PHOTO FOURNIE PAR MARK PATHY

Mark Pathy photographiant la Terre de la Station spatiale internationale

Cette mission, organisée par l’entreprise américaine Axiom Space, était la première entièrement privée à se rendre dans la Station spatiale internationale. Un vaisseau de SpaceX, entreprise fondée par Elon Musk, a été utilisé pour le déplacement.

Une expérience douloureuse

Après plus d’un an d’entraînement, dont sept mois à temps plein, l’entrepreneur s’est envolé vers la Station spatiale internationale le 8 avril dernier. Il était accompagné de deux autres hommes d’affaires et d’un ancien astronaute de la NASA, Michael Lopez-Alegria.

Quand on est arrivés dans la station, j’étais complètement désorienté. Je ne me sentais pas bien. Je me sentais malade. Pendant les premiers jours, j’avais de la douleur dans le dos due à la microgravité et j’avais mal à la tête.

Mark Pathy

Son expérience n’est pas unique. Des études menées sur la douleur ressentie par les astronautes ont montré que la microgravité dans l’espace, soit lorsque les forces de gravitation sont très faibles, peut accroître la perception de la douleur.

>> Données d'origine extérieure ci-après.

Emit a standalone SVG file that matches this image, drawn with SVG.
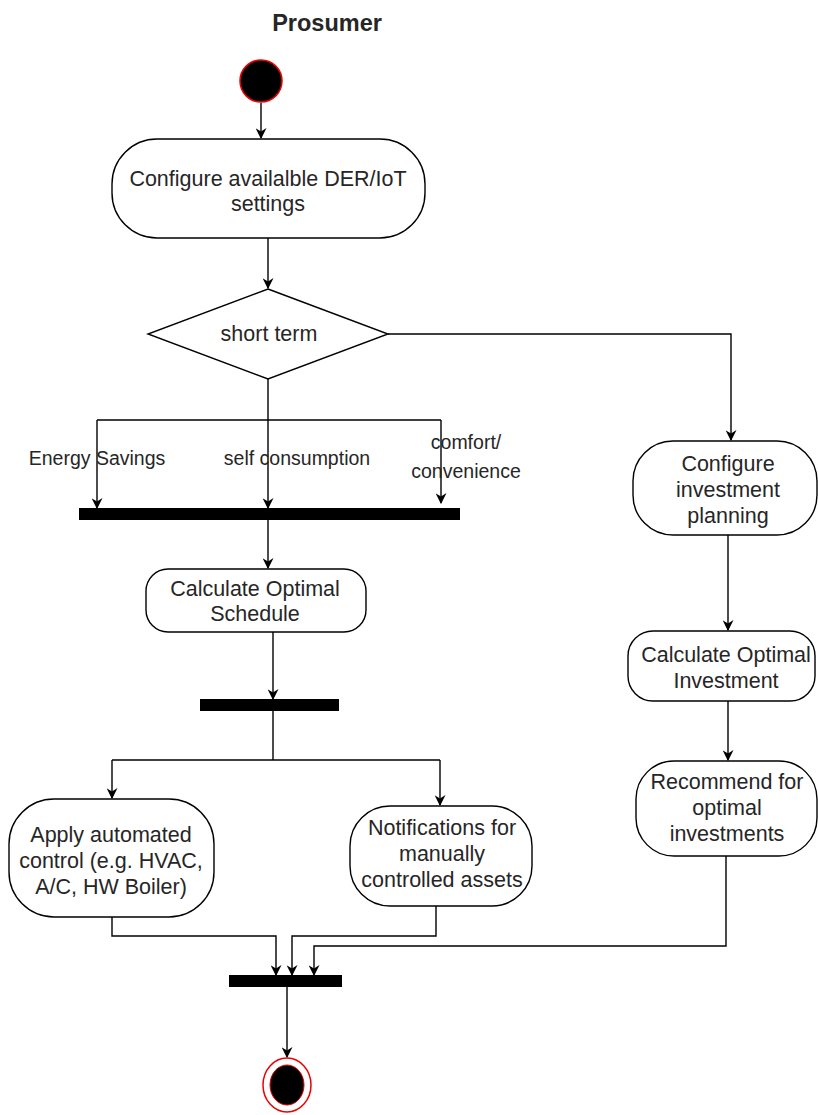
<svg xmlns="http://www.w3.org/2000/svg" width="818" height="1115" viewBox="0 0 818 1115">
  <defs>
    <marker id="arrow" viewBox="0 0 10 10" refX="9" refY="5" markerWidth="11" markerHeight="11" markerUnits="userSpaceOnUse" orient="auto">
      <path d="M0,0 L10,5 L0,10 L3,5 Z" fill="#000"/>
    </marker>
    <style>
      .act { fill: #fff; stroke: #000; stroke-width: 1.4; }
      .bar { fill: #000; }
      .lbl { font-family: "Liberation Sans", Arial, sans-serif; font-size: 21.5px; fill: #262626; text-anchor: middle; }
      .edge-lbl { font-family: "Liberation Sans", Arial, sans-serif; font-size: 19.5px; fill: #262626; text-anchor: middle; }
      .title { font-family: "Liberation Sans", Arial, sans-serif; font-size: 23.5px; font-weight: bold; fill: #262626; text-anchor: middle; }
      .conn { fill: none; stroke: #000; stroke-width: 1.4; }
      .conn-a { fill: none; stroke: #000; stroke-width: 1.4; marker-end: url(#arrow); }
    </style>
  </defs>
  <rect width="818" height="1115" fill="#fff"/>

  <text class="title" x="327" y="31">Prosumer</text>

  <!-- connectors -->
  <g id="connectors">
    <path class="conn-a" d="M261,103 V138"/>
    <path class="conn-a" stroke-width="2.2" d="M268,238 V288"/>
    <path class="conn" d="M268,379 V420 M97,420 H441"/>
    <path class="conn-a" d="M97,420 V508"/>
    <path class="conn-a" d="M268,420 V508"/>
    <path class="conn-a" d="M441,420 V503"/>
    <path class="conn-a" d="M268,520 V568"/>
    <path class="conn-a" d="M273,632 V699"/>
    <path class="conn" d="M273,711 V760 H440 M273,760 H112"/>
    <path class="conn-a" d="M112,760 V798"/>
    <path class="conn-a" d="M440,760 V805"/>
    <path class="conn-a" d="M388,334 H731 V440"/>
    <path class="conn-a" d="M728,535 V630"/>
    <path class="conn-a" d="M728,701 V760"/>
    <path class="conn-a" d="M112,917 V936 H276 V975"/>
    <path class="conn-a" d="M436,906 V936 H292 V975"/>
    <path class="conn-a" d="M726,856 V946 H314 V975"/>
    <path class="conn-a" d="M287,987 V1057"/>
  </g>

  <!-- edge labels -->
  <g id="edge-labels">
    <text class="edge-lbl" x="97" y="465">Energy Savings</text>
    <text class="edge-lbl" x="297" y="465">self consumption</text>
    <text class="edge-lbl" x="466" y="449">comfort/</text>
    <text class="edge-lbl" x="466" y="478">convenience</text>
  </g>

  <g id="start">
    <circle cx="261" cy="81" r="21" fill="#000" stroke="#e00" stroke-width="1.5"/>
  </g>

  <g id="configure-der">
    <rect class="act" x="112" y="139" width="313" height="99" rx="45"/>
    <text class="lbl" x="268" y="186">Configure availalble DER/IoT</text>
    <text class="lbl" x="268" y="211">settings</text>
  </g>

  <g id="decision-short-term">
    <polygon class="act" points="268,289 388,334 268,379 148,334"/>
    <text class="lbl" x="269" y="341">short term</text>
  </g>

  <g id="join-goals">
    <rect class="bar" x="79" y="508" width="381" height="12"/>
  </g>

  <g id="calc-schedule">
    <rect class="act" x="146" y="569" width="220" height="63" rx="22"/>
    <text class="lbl" x="255" y="596">Calculate Optimal</text>
    <text class="lbl" x="255" y="621">Schedule</text>
  </g>

  <g id="fork-actions">
    <rect class="bar" x="200" y="699" width="139" height="12"/>
  </g>

  <g id="apply-control">
    <rect class="act" x="9" y="799" width="205" height="118" rx="45"/>
    <text class="lbl" x="111" y="842">Apply automated</text>
    <text class="lbl" x="111" y="868">control (e.g. HVAC,</text>
    <text class="lbl" x="111" y="894">A/C, HW Boiler)</text>
  </g>

  <g id="notifications">
    <rect class="act" x="350" y="806" width="182" height="100" rx="40"/>
    <text class="lbl" x="442" y="835">Notifications for</text>
    <text class="lbl" x="442" y="861">manually</text>
    <text class="lbl" x="442" y="887">controlled assets</text>
  </g>

  <g id="configure-investment">
    <rect class="act" x="633" y="441" width="184" height="94" rx="40"/>
    <text class="lbl" x="728" y="471">Configure</text>
    <text class="lbl" x="728" y="497">investment</text>
    <text class="lbl" x="728" y="523">planning</text>
  </g>

  <g id="calc-investment">
    <rect class="act" x="628" y="631" width="187" height="70" rx="25"/>
    <text class="lbl" x="726" y="662">Calculate Optimal</text>
    <text class="lbl" x="726" y="688">Investment</text>
  </g>

  <g id="recommend">
    <rect class="act" x="636" y="761" width="181" height="95" rx="38"/>
    <text class="lbl" x="727" y="789">Recommend for</text>
    <text class="lbl" x="727" y="815">optimal</text>
    <text class="lbl" x="727" y="841">investments</text>
  </g>

  <g id="join-final">
    <rect class="bar" x="229" y="975" width="113" height="12"/>
  </g>

  <g id="end">
    <ellipse cx="287" cy="1085" rx="24" ry="27" fill="#fff" stroke="#e00" stroke-width="1.5"/>
    <ellipse cx="287" cy="1085" rx="17" ry="20" fill="#000" stroke="#e00" stroke-width="1"/>
  </g>
</svg>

Le DPablo Ingelmo, chercheur sur la douleur chronique à l’Hôpital de Montréal pour enfants, souhaitait en apprendre davantage sur ce domaine d’études peu connu. « Quand on m’a contacté pour me dire que j’avais l’occasion de faire une expérience dans l’espace, j’ai immédiatement contacté mon équipe. Je leur ai dit d’annuler tout ce qu’ils avaient prévu pour la fin de semaine. Le lundi, on avait créé tout le protocole », dit-il.

PHOTO CATHERINE LEFEBVRE, COLLABORATION SPÉCIALE

Mark Pathy

Mark Pathy a subi une série de tests avant, pendant et après le vol spatial, comprenant des questionnaires, des analyses de sang et des examens par IRM. Dans les prochains mois, les chercheurs compareront les résultats obtenus, afin de déterminer si le corps de l’astronaute et sa perception de la douleur ont changé au cours du processus.

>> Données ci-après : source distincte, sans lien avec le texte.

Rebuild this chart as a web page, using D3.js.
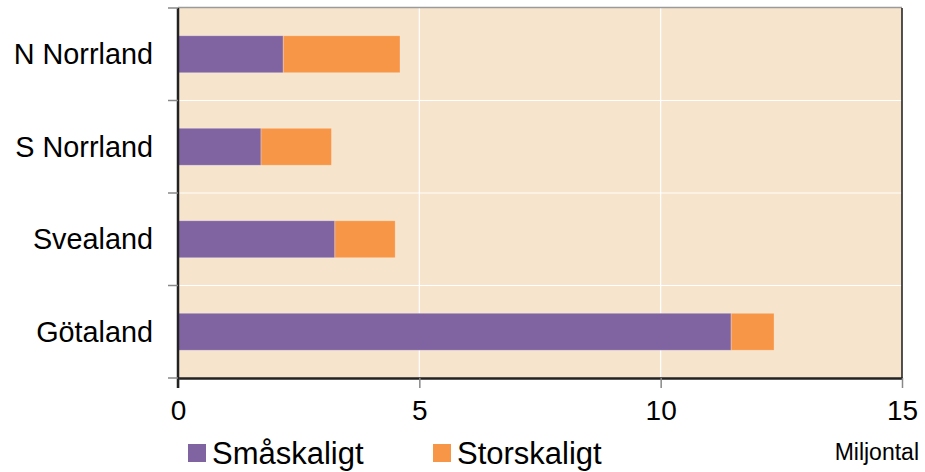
<!DOCTYPE html>
<html>
<head>
<meta charset="utf-8">
<script src="https://cdn.jsdelivr.net/npm/d3@7"></script>
<style>
  body { margin: 0; background: #fff; }
  text { font-family: "Liberation Sans", Arial, sans-serif; fill: #000; }
</style>
</head>
<body>
<svg id="chart" width="925" height="472"></svg>
<script>
// data
const regions = ['N Norrland', 'S Norrland', 'Svealand', 'Götaland']
const smaskaligt = [2.18, 1.72, 3.25, 11.46]
const storskaligt = [2.42, 1.46, 1.25, 0.89]
const seriesNames = ['Småskaligt', 'Storskaligt']
const xTicks = [0, 5, 10, 15]
const unitLabel = 'Miljontal'

const colors = { 'Småskaligt': '#8064a2', 'Storskaligt': '#f79646' }
const margin = { top: 8, right: 23, bottom: 94, left: 178 }
const width = 925 - margin.left - margin.right
const height = 472 - margin.top - margin.bottom

const svg = d3.select('#chart')
const g = svg.append('g').attr('transform', `translate(${margin.left}, ${margin.top})`)

const rows = regions.map((r, i) => ({ region: r, 'Småskaligt': smaskaligt[i], 'Storskaligt': storskaligt[i] }))
const stacked = d3.stack().keys(seriesNames)(rows)

const x = d3.scaleLinear().domain([0, 15]).range([0, width])
const y = d3.scaleBand().domain(regions).range([0, height]).paddingInner(0.6).paddingOuter(0.3)

// plot background
g.append('rect')
    .attr('width', width).attr('height', height)
    .attr('fill', '#f6e4cd')

// white grid lines
g.selectAll('.vgrid').data(xTicks.slice(1, -1)).join('line')
    .attr('x1', d => x(d)).attr('x2', d => x(d))
    .attr('y1', 0).attr('y2', height)
    .attr('stroke', '#fff').attr('stroke-width', 1.2)
const step = y.step()
g.selectAll('.hgrid').data(d3.range(1, regions.length)).join('line')
    .attr('x1', 0).attr('x2', width)
    .attr('y1', d => d * height / regions.length).attr('y2', d => d * height / regions.length)
    .attr('stroke', '#fff').attr('stroke-width', 1.2)

// bars
g.selectAll('.series').data(stacked).join('g')
    .attr('fill', d => colors[d.key])
    .selectAll('rect').data(d => d).join('rect')
    .attr('x', d => x(d[0]))
    .attr('y', d => y(d.data.region))
    .attr('width', d => x(d[1]) - x(d[0]))
    .attr('height', y.bandwidth())
    .attr('stroke', 'rgba(255,255,255,0.35)')
    .attr('stroke-width', 0.8)

// frame: grey top, dark right
g.append('line').attr('x1', 0).attr('x2', width).attr('y1', -0.5).attr('y2', -0.5)
    .attr('stroke', '#9a9a9a').attr('stroke-width', 1.5)
g.append('line').attr('x1', width).attr('x2', width).attr('y1', 0).attr('y2', height)
    .attr('stroke', '#1a1a1a').attr('stroke-width', 1.5)

// x axis
const xAxis = d3.axisBottom(x).tickValues(xTicks).tickSizeInner(10).tickSizeOuter(0).tickPadding(12)
const ax = g.append('g').attr('transform', `translate(0, ${height})`).call(xAxis)
ax.select('.domain').attr('stroke', '#222').attr('stroke-width', 2.5)
ax.selectAll('.tick line').attr('stroke', '#888').attr('stroke-width', 1.5)
ax.selectAll('.tick text').attr('font-size', '28px').attr('font-family', '"Liberation Sans", Arial, sans-serif')

// y axis: ticks at band edges
const ay = g.append('g')
ay.append('line').attr('x1', 0).attr('x2', 0).attr('y1', 0).attr('y2', height + 10)
    .attr('stroke', '#222').attr('stroke-width', 2.5)
ay.selectAll('.ytick').data(d3.range(0, regions.length + 1)).join('line')
    .attr('x1', -10).attr('x2', 0)
    .attr('y1', d => d * height / regions.length).attr('y2', d => d * height / regions.length)
    .attr('stroke', '#888').attr('stroke-width', 1.5)
ay.selectAll('text').data(regions).join('text')
    .attr('x', -25)
    .attr('y', d => y(d) + y.bandwidth() / 2)
    .attr('dy', '0.35em')
    .attr('text-anchor', 'end')
    .attr('font-size', '28.8px')
    .text(d => d)

// legend
const legend = svg.append('g').attr('transform', 'translate(188, 444)')
const legendX = [0, 245]
seriesNames.forEach((s, i) => {
    const lg = legend.append('g').attr('transform', `translate(${legendX[i]}, 0)`)
    lg.append('rect').attr('width', 18).attr('height', 18).attr('fill', colors[s])
    lg.append('text').attr('x', 24).attr('y', 20).attr('font-size', '31px').text(s)
})

svg.append('text')
    .attr('x', 919).attr('y', 460)
    .attr('text-anchor', 'end')
    .attr('font-size', '23px')
    .text(unitLabel)
</script>
</body>
</html>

Le DIngelmo souhaite que les informations recueillies dans l’espace fassent progresser les recherches sur la douleur ici, sur Terre.

Un sommeil perturbé

De son côté, la Dre Evelyn Constantin, spécialiste du sommeil en pédiatrie, a cherché à comprendre comment l’environnement spatial touche le sommeil. Pour ce faire, M. Pathy portait en tout temps un bracelet permettant de mesurer l’éveil et le sommeil. « Il l’a porté avant la mission, pendant et après. On est en train de comparer les différents moments, afin de voir l’impact de la mission spatiale sur son sommeil », dit la médecin.

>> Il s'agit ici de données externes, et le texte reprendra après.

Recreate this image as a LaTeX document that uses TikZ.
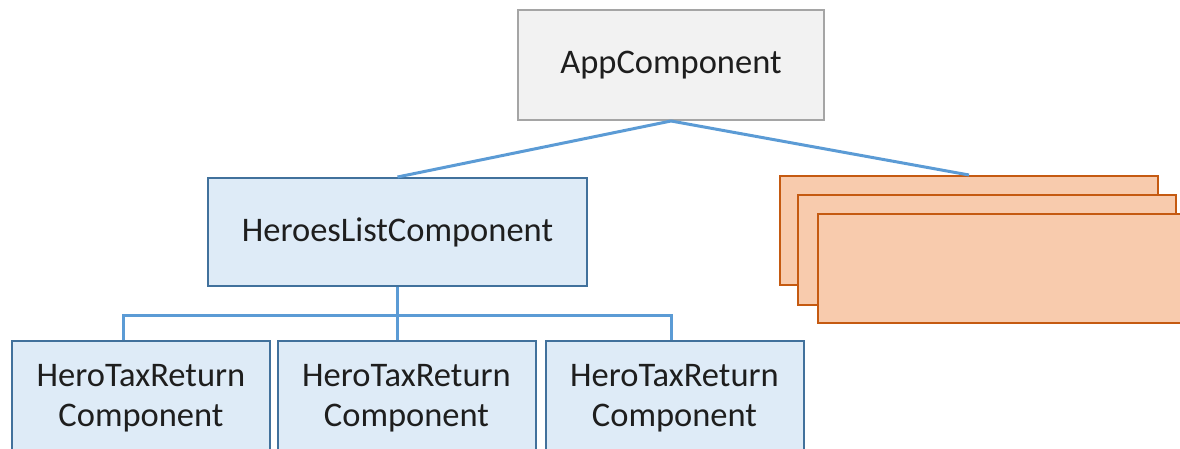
\documentclass[tikz,border=0pt]{standalone}
\usepackage{fontspec}
\setmainfont{Carlito}
\definecolor{appfill}{HTML}{F2F2F2}
\definecolor{appline}{HTML}{A5A5A5}
\definecolor{listfill}{HTML}{DEEBF7}
\definecolor{listline}{HTML}{41719C}
\definecolor{stackfill}{HTML}{F8CBAD}
\definecolor{stackline}{HTML}{C55A11}
\definecolor{linkblue}{HTML}{5B9BD5}
\definecolor{textgray}{HTML}{1E1E1E}

\begin{document}
\begin{tikzpicture}[x=1pt, y=-1pt,
    box/.style={draw, line width=2pt, inner sep=0pt, align=center, text=textgray,
      font=\fontsize{34.5}{40}\selectfont},
    appbox/.style={box, fill=appfill, draw=appline, minimum width=306pt, minimum height=110pt},
    listbox/.style={box, fill=listfill, draw=listline, minimum width=379pt, minimum height=108pt},
    taxbox/.style={box, fill=listfill, draw=listline, minimum width=258pt, minimum height=114pt},
    stackbox/.style={box, fill=stackfill, draw=stackline, minimum width=378pt, minimum height=109pt},
    link/.style={draw=linkblue, line width=3pt}]
  \clip (0,0) rectangle (1180,449);

  \node[appbox] (app) at (671,65) {AppComponent};
  \node[listbox] (list) at (397.5,232) {HeroesListComponent};

  % stacked pages, back to front
  \foreach \i/\x/\y in {1/969/230.5, 2/987/250, 3/1007/268}
    \node[stackbox] (stack\i) at (\x,\y) {};

  \foreach \i/\x in {1/141, 2/406.5, 3/674.5}
    \node[taxbox] (tax\i) at (\x,398) {HeroTaxReturn\\Component};

  \draw[link] (app.south) -- (list.north);
  \draw[link] (app.south) -- (stack1.north);

  \coordinate[yshift=-28pt] (bus) at (list.south);
  \coordinate[xshift=-18pt] (drop1) at (tax1.north);
  \coordinate[xshift=-3.5pt] (drop3) at (tax3.north);
  \draw[link] (list.south) -- (list.south |- tax2.north);
  \draw[link] (drop1) |- (bus) -| (drop3);
\end{tikzpicture}
\end{document}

Bien que les résultats de l’étude ne soient pas encore disponibles, l’astronaute confirme que la qualité de son sommeil a été perturbée pendant le vol.

C’était difficile, dormir dans l’espace. Il n’y a pas de repères visuels pour savoir si on est le jour ou la nuit, donc ça affecte le rythme circadien.

Mark Pathy

L’homme dormait à la verticale dans un sac de couchage accroché au plafond. « Je me suis habitué après quelques jours, mais au début ce n’était pas évident », dit l’astronaute, qui dormait environ cinq heures par nuit. « Je prenais presque chaque nuit des pilules pour dormir », dit-il.

La Dre Constantin a également étudié l’impact du voyage spatial sur le microbiome, soit l’ensemble des microbes, tels que les bactéries, les champignons, les virus, qui vivent naturellement sur et dans notre corps. « Le sommeil et le microbiome sont des choses qui étaient peu étudiées jusqu’à présent lors de courtes missions spatiales. C’était une expérience unique », dit-elle.

Le retour

Lorsqu’il n’était pas en train de participer aux expériences scientifiques, M. Pathy se gardait occupé : conférences avec les écoles, entrevues, observation de la Terre, photographie.

Au total, il est resté 17 jours en orbite, soit une semaine de plus que prévu. « La météo n’était pas suffisamment bonne pour revenir, c’était trop venteux en Floride », explique-t-il.

Son équipe a finalement amerri au large de la Floride le 25 avril. Un navire de SpaceX est venu la récupérer dans l’océan Atlantique, au large de Jacksonville.

Deux mois après son retour, M. Pathy est toujours aussi émerveillé par son expérience. « C’était magnifique. Ça a changé ma vie », conclut-il.